— А не грозился он разделаться с тем, какой в лагере ему мешал?
— Нет. Словами лаял. Погано. А чтоб грозить — нет. Не было такого! Да и не злой он! Хлебнул лиха! Вон Торшиха! Сколько беды причинила, а он и ей помогал. Первый прощал. Мужик все ж. Отходчивый. Она тем и пользовалась. Тот гад, видно, тоже такой сволочной. Как и эта лярва! Прости меня, Боже!
— Как он тут зарабатывал?
— Неплохо! На жизнь с лихвой хватало.
— Сбережения имел?
— Кто ж его знает. Я чужих денег не считаю. В мои леты не это, здоровье ценится.
— А не рассказывал, есть ли у него родные?
— Завели мы как-то об том разговор. А он рукой махнул. Мол, что там родные? У меня они что есть, что нету. В своей семье подкидышем рос. И туда навряд ли он вернулся бы.
— И писем он от них не получал?
— И-и, что ты? На свободе жил — не нужен был. А кому поселенец нужен? Да он и не ждал ни от кого писем-то! На что они ему? От них одна морока. Своих забот полно, на чужие места не остается.
— Ну, спасибо тебе, отец!
— Торопишься?
— Да!
— А что с Вовкой-то.
— Пока не знаю. Может и ничего.
— Ты увидишься с ним?
— Постараюсь.
— Привет ему от меня передай. Поклон наш. От меня и от старухи. Скажи, что помним мы его. Нехай ему судьба лаской подарит за его добро. А коль захочет, нехай в гости заглянет. Картошкой печеной угощу его.
— Передам, отец, обязательно передам! — пообещал Яровой, и направился к освободившемуся отдел Емельянычу.
— Заведующий фермой пристально посмотрел на него.
— Вы ко мне?
— Да к вам.
— Пройдемте в будку, — и, оглянувшись на майора, сидевшего в кругу доярок, попросил: — Ты развлекай покуда этих галок. Дай мне спокойно с человеком поговорить.
— Иди! Иди! — рассмеялись доярки. А какая-то особо озорная крикнула: — Да не задерживай долго! Дай хоть и нам в приличном обществе побыть! В кои-то веки мужчины о нас вспомнили. Навестили! Так ты там не очень его держи!
— Ладно! Сорока! — рассмеялся Емельяныч и, крутнув головой, пропустил в будку первым Ярового.
Как только он заговорил о поселенце, лицо Емельяныча посерело.

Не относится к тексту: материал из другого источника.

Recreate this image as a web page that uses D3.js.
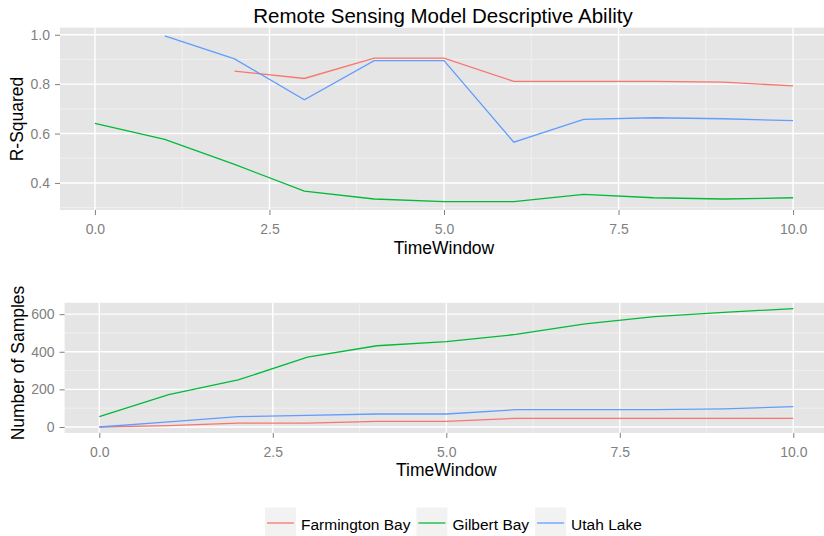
<!DOCTYPE html>
<html>
<head>
<meta charset="utf-8">
<script src="https://cdn.jsdelivr.net/npm/d3@7"></script>
<style>
  body { margin: 0; background: #fff; }
  svg { display: block; font-family: "Liberation Sans", Arial, sans-serif; }
</style>
</head>
<body>
<svg id="chart" width="824" height="536"></svg>
<script>
// data
const timeWindow = [0, 1, 2, 3, 4, 5, 6, 7, 8, 9, 10];
const seriesNames = ["Farmington Bay", "Gilbert Bay", "Utah Lake"];
const seriesColors = ["#F8766D", "#00BA38", "#619CFF"];

const rsqFarmington = [null, null, 0.853, 0.823, 0.905, 0.905, 0.811, 0.811, 0.811, 0.808, 0.793];
const rsqGilbert = [0.641, 0.576, 0.475, 0.367, 0.335, 0.324, 0.324, 0.354, 0.340, 0.335, 0.340];
const rsqUtah = [null, 0.995, 0.902, 0.737, 0.895, 0.895, 0.565, 0.657, 0.664, 0.660, 0.652];

const nFarmington = [0, 7, 21, 21, 30, 30, 46, 46, 46, 46, 46];
const nGilbert = [55, 172, 250, 371, 432, 454, 492, 548, 587, 610, 629];
const nUtah = [0, 27, 55, 62, 69, 69, 92, 92, 92, 96, 108];

const xTicks = [0, 2.5, 5, 7.5, 10];
const xMinor = [1.25, 3.75, 6.25, 8.75];
const rsqTicks = [0.4, 0.6, 0.8, 1.0];
const rsqMinor = [0.3, 0.5, 0.7, 0.9];
const nTicks = [0, 200, 400, 600];
const nMinor = [100, 300, 500];

const svg = d3.select("#chart");
const tickGrey = "#7F7F7F";

// ggplot style 5% expansion
function expand(ext) {
  const pad = (ext[1] - ext[0]) * 0.05;
  return [ext[0] - pad, ext[1] + pad];
}

function drawPanel(svg, p) {
  const x = d3.scaleLinear()
    .domain(expand(d3.extent(timeWindow)))
    .range([p.left, p.right]);
  const allVals = p.series.flat().filter((v) => v != null);
  const y = d3.scaleLinear()
    .domain(expand(d3.extent(allVals)))
    .range([p.bottom, p.top]);

  const g = svg.append("g").attr("class", "panel");

  g.append("rect")
    .attr("x", p.left)
    .attr("y", p.top)
    .attr("width", p.right - p.left)
    .attr("height", p.bottom - p.top)
    .attr("fill", "#E5E5E5");

  // minor grid
  g.selectAll(".vminor")
    .data(xMinor)
    .join("line")
    .attr("x1", (d) => x(d)).attr("x2", (d) => x(d))
    .attr("y1", p.top).attr("y2", p.bottom)
    .attr("stroke", "#F2F2F2").attr("stroke-width", 0.8);
  g.selectAll(".hminor")
    .data(p.minor)
    .join("line")
    .attr("x1", p.left).attr("x2", p.right)
    .attr("y1", (d) => y(d)).attr("y2", (d) => y(d))
    .attr("stroke", "#F2F2F2").attr("stroke-width", 0.8);

  // major grid
  g.selectAll(".vmajor")
    .data(xTicks)
    .join("line")
    .attr("x1", (d) => x(d)).attr("x2", (d) => x(d))
    .attr("y1", p.top).attr("y2", p.bottom)
    .attr("stroke", "#FFFFFF").attr("stroke-width", 1.4);
  g.selectAll(".hmajor")
    .data(p.ticks)
    .join("line")
    .attr("x1", p.left).attr("x2", p.right)
    .attr("y1", (d) => y(d)).attr("y2", (d) => y(d))
    .attr("stroke", "#FFFFFF").attr("stroke-width", 1.4);

  const line = d3.line()
    .defined((d) => d != null)
    .x((d, i) => x(timeWindow[i]))
    .y((d) => y(d));

  g.selectAll(".series")
    .data(p.series)
    .join("path")
    .attr("class", "series")
    .attr("fill", "none")
    .attr("stroke", (d, i) => seriesColors[i])
    .attr("stroke-width", 1.3)
    .attr("d", line);

  const xAxis = svg.append("g")
    .attr("transform", `translate(0,${p.bottom})`)
    .call(d3.axisBottom(x).tickValues(xTicks).tickFormat(d3.format(".1f"))
      .tickSize(5).tickPadding(9));
  const yAxis = svg.append("g")
    .attr("transform", `translate(${p.left},0)`)
    .call(d3.axisLeft(y).tickValues(p.ticks).tickFormat(p.format)
      .tickSize(5).tickPadding(5));

  [xAxis, yAxis].forEach((a) => {
    a.select(".domain").remove();
    a.selectAll(".tick line").attr("stroke", tickGrey);
    a.selectAll(".tick text")
      .attr("fill", tickGrey)
      .style("font-size", "14px")
      .style("font-family", "'Liberation Sans', Arial, sans-serif");
  });

  svg.append("text")
    .attr("x", (p.left + p.right) / 2)
    .attr("y", p.xTitleY)
    .attr("text-anchor", "middle")
    .style("font-size", "17.5px")
    .text("TimeWindow");

  svg.append("text")
    .attr("transform", `translate(${p.yTitleX},${p.yTitleCy}) rotate(-90)`)
    .attr("text-anchor", "middle")
    .style("font-size", "17.5px")
    .text(p.yTitle);
}

svg.append("text")
  .attr("x", 443)
  .attr("y", 23)
  .attr("text-anchor", "middle")
  .style("font-size", "20.5px")
  .text("Remote Sensing Model Descriptive Ability");

drawPanel(svg, {
  left: 60, right: 828, top: 27.7, bottom: 210,
  series: [rsqFarmington, rsqGilbert, rsqUtah],
  ticks: rsqTicks, minor: rsqMinor, format: d3.format(".1f"),
  xTitleY: 254, yTitle: "R-Squared", yTitleX: 22.5, yTitleCy: 119
});

drawPanel(svg, {
  left: 64.6, right: 828, top: 302.8, bottom: 432.9,
  series: [nFarmington, nGilbert, nUtah],
  ticks: nTicks, minor: nMinor, format: d3.format("d"),
  xTitleY: 476, yTitle: "Number of Samples", yTitleX: 24, yTitleCy: 363
});

// legend
const legend = svg.append("g").attr("class", "legend");
let lx = 265;
seriesNames.forEach((name, i) => {
  legend.append("rect")
    .attr("x", lx).attr("y", 507.5)
    .attr("width", 31).attr("height", 31)
    .attr("fill", "#F2F2F2");
  legend.append("line")
    .attr("x1", lx + 2).attr("x2", lx + 29)
    .attr("y1", 523).attr("y2", 523)
    .attr("stroke", seriesColors[i])
    .attr("stroke-width", 1.3);
  const t = legend.append("text")
    .attr("x", lx + 36).attr("y", 529.5)
    .style("font-size", "15.5px")
    .text(name);
  lx += 36 + t.node().getComputedTextLength() + 6;
});
</script>
</body>
</html>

— Что с ним? — вскинулся он.
— Идет следствие. Пока нужно все установить.
— Но он же больной! — исказилось лицо Емельяныча.

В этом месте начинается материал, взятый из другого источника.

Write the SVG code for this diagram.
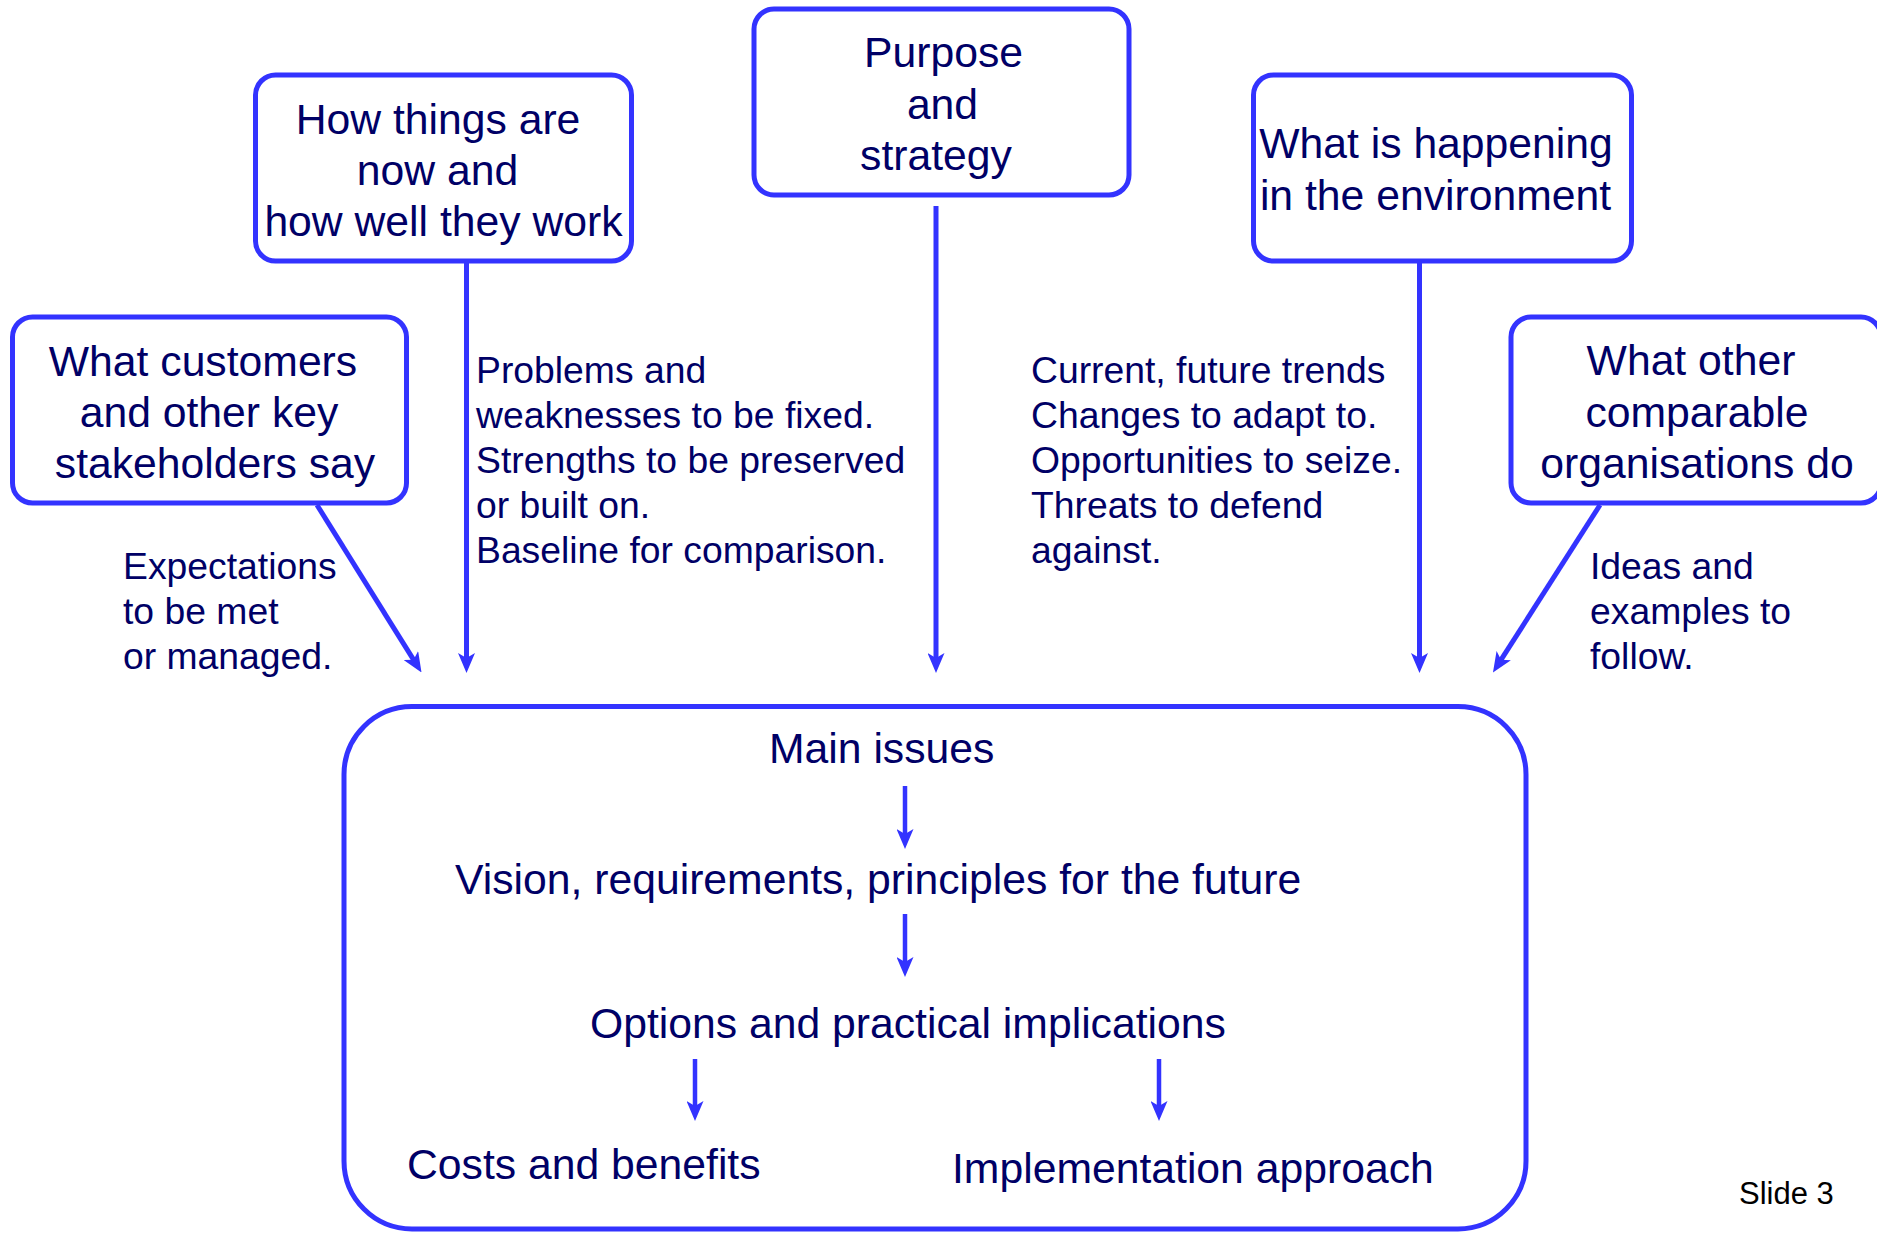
<svg xmlns="http://www.w3.org/2000/svg" width="1877" height="1233" viewBox="0 0 1877 1233">
<defs>
<style>
.box{fill:#fff;stroke:#3333ff;stroke-width:5}
.big{fill:#fff;stroke:#3333ff;stroke-width:5}
.lg{font-family:"Liberation Sans",Arial,sans-serif;font-size:42.7px;fill:#000066}
.sm{font-family:"Liberation Sans",Arial,sans-serif;font-size:37.3px;fill:#000066}
.c{text-anchor:middle}
.con{stroke:#3333ff;stroke-width:5;fill:none;marker-end:url(#ah)}
.inn{stroke:#3333ff;stroke-width:4.5;fill:none;marker-end:url(#ah)}
</style>
<marker id="ah" viewBox="0 0 20 17" refX="6" refY="8.5" markerWidth="20" markerHeight="17" markerUnits="userSpaceOnUse" orient="auto">
<path d="M0,0 L20,8.5 L0,17 L5,8.5 z" fill="#3333ff"/>
</marker>
</defs>
<rect width="1877" height="1233" fill="#fff"/>

<g id="main">
<rect class="big" x="344" y="706.5" width="1182" height="522.5" rx="68" ry="68"/>
<text class="lg" x="769" y="763">Main issues</text>
<text class="lg" x="455" y="894">Vision, requirements, principles for the future</text>
<text class="lg" x="590" y="1038">Options and practical implications</text>
<text class="lg" x="407" y="1179">Costs and benefits</text>
<text class="lg" x="952" y="1183">Implementation approach</text>
</g>

<g id="how">
<rect class="box" x="255.5" y="75" width="376" height="186" rx="20" ry="20"/>
<text class="lg c" x="438" y="134">How things are</text>
<text class="lg c" x="437.5" y="185">now and</text>
<text class="lg c" x="443.5" y="236">how well they work</text>
</g>

<g id="customers">
<rect class="box" x="12.5" y="317" width="394" height="186" rx="20" ry="20"/>
<text class="lg c" x="203" y="376">What customers</text>
<text class="lg c" x="209" y="427">and other key</text>
<text class="lg c" x="215" y="478">stakeholders say</text>
</g>

<g id="purpose">
<rect class="box" x="754" y="9" width="375" height="186" rx="20" ry="20"/>
<text class="lg c" x="943.5" y="67">Purpose</text>
<text class="lg c" x="942.5" y="118.5">and</text>
<text class="lg c" x="936" y="170">strategy</text>
</g>

<g id="environment">
<rect class="box" x="1253.5" y="75" width="378" height="186" rx="20" ry="20"/>
<text class="lg c" x="1436" y="158">What is happening</text>
<text class="lg c" x="1435.5" y="210">in the environment</text>
</g>

<g id="other">
<rect class="box" x="1511" y="317" width="370" height="186" rx="20" ry="20"/>
<text class="lg c" x="1691" y="375">What other</text>
<text class="lg c" x="1697" y="427">comparable</text>
<text class="lg c" x="1697" y="478">organisations do</text>
</g>

<g id="labels">
<text class="sm" x="476" y="383">Problems and</text>
<text class="sm" x="476" y="428">weaknesses to be fixed.</text>
<text class="sm" x="476" y="473">Strengths to be preserved</text>
<text class="sm" x="476" y="518">or built on.</text>
<text class="sm" x="476" y="563">Baseline for comparison.</text>
<text class="sm" x="1031" y="383">Current, future trends</text>
<text class="sm" x="1031" y="428">Changes to adapt to.</text>
<text class="sm" x="1031" y="473">Opportunities to seize.</text>
<text class="sm" x="1031" y="518">Threats to defend</text>
<text class="sm" x="1031" y="563">against.</text>
<text class="sm" x="123" y="579">Expectations</text>
<text class="sm" x="123" y="624">to be met</text>
<text class="sm" x="123" y="669">or managed.</text>
<text class="sm" x="1590" y="579">Ideas and</text>
<text class="sm" x="1590" y="624">examples to</text>
<text class="sm" x="1590" y="669">follow.</text>
<text x="1739" y="1204" style="font-family:'Liberation Sans',Arial,sans-serif;font-size:31px;fill:#000">Slide 3</text>
</g>

<g id="connectors">
<line class="con" x1="466.5" y1="261" x2="466.5" y2="659"/>
<line class="con" x1="317" y1="505" x2="414.1" y2="660.6"/>
<line class="con" x1="936" y1="206" x2="936" y2="659"/>
<line class="con" x1="1419.5" y1="261" x2="1419.5" y2="659"/>
<line class="con" x1="1600" y1="505" x2="1500.5" y2="660.7"/>
<line class="inn" x1="905" y1="786" x2="905" y2="835"/>
<line class="inn" x1="905" y1="914" x2="905" y2="963"/>
<line class="inn" x1="695" y1="1059" x2="695" y2="1107"/>
<line class="inn" x1="1159" y1="1059" x2="1159" y2="1107"/>
</g>
</svg>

— Что послужило толчком к болезни.
— Трудно сказать. Телогрейка… Но это же, право, смешно. Что в ней? Сгнила ведь на плечах. Может потому, что не кто иной, а Торшиха — доярка наша, сожгла ее, а у них что-то не ладилось меж собой.
— Вы-то сами верите в это предположение.
— Других объяснений нет. Если бы были — сказал, — развел руками Емельяныч.
— Но это предположение — смешное. Простите меня за резкость. Но вы, проживший жизнь, должны разбираться в психологии, ведь Владимир не мальчишка, какой из-за бабенки мог бы лишиться рассудка. Ведь он отбывал наказание в двух лагерях. Знал обиды и почище, чем потеря телогрейки. Тем более, что обычная телогрейка не могла представлять для него особую ценность. Тем более, что и зарабатывал он здесь прилично, как я уже наслышан. К тому же, телогрейку, которая ему полагалась как спецодежда для работы, он мог получить в любое время. Но он предпочел остаться», в той, в которой пришел из заключения. И не снимал ее, даже ночью. Это уж совсем неспроста.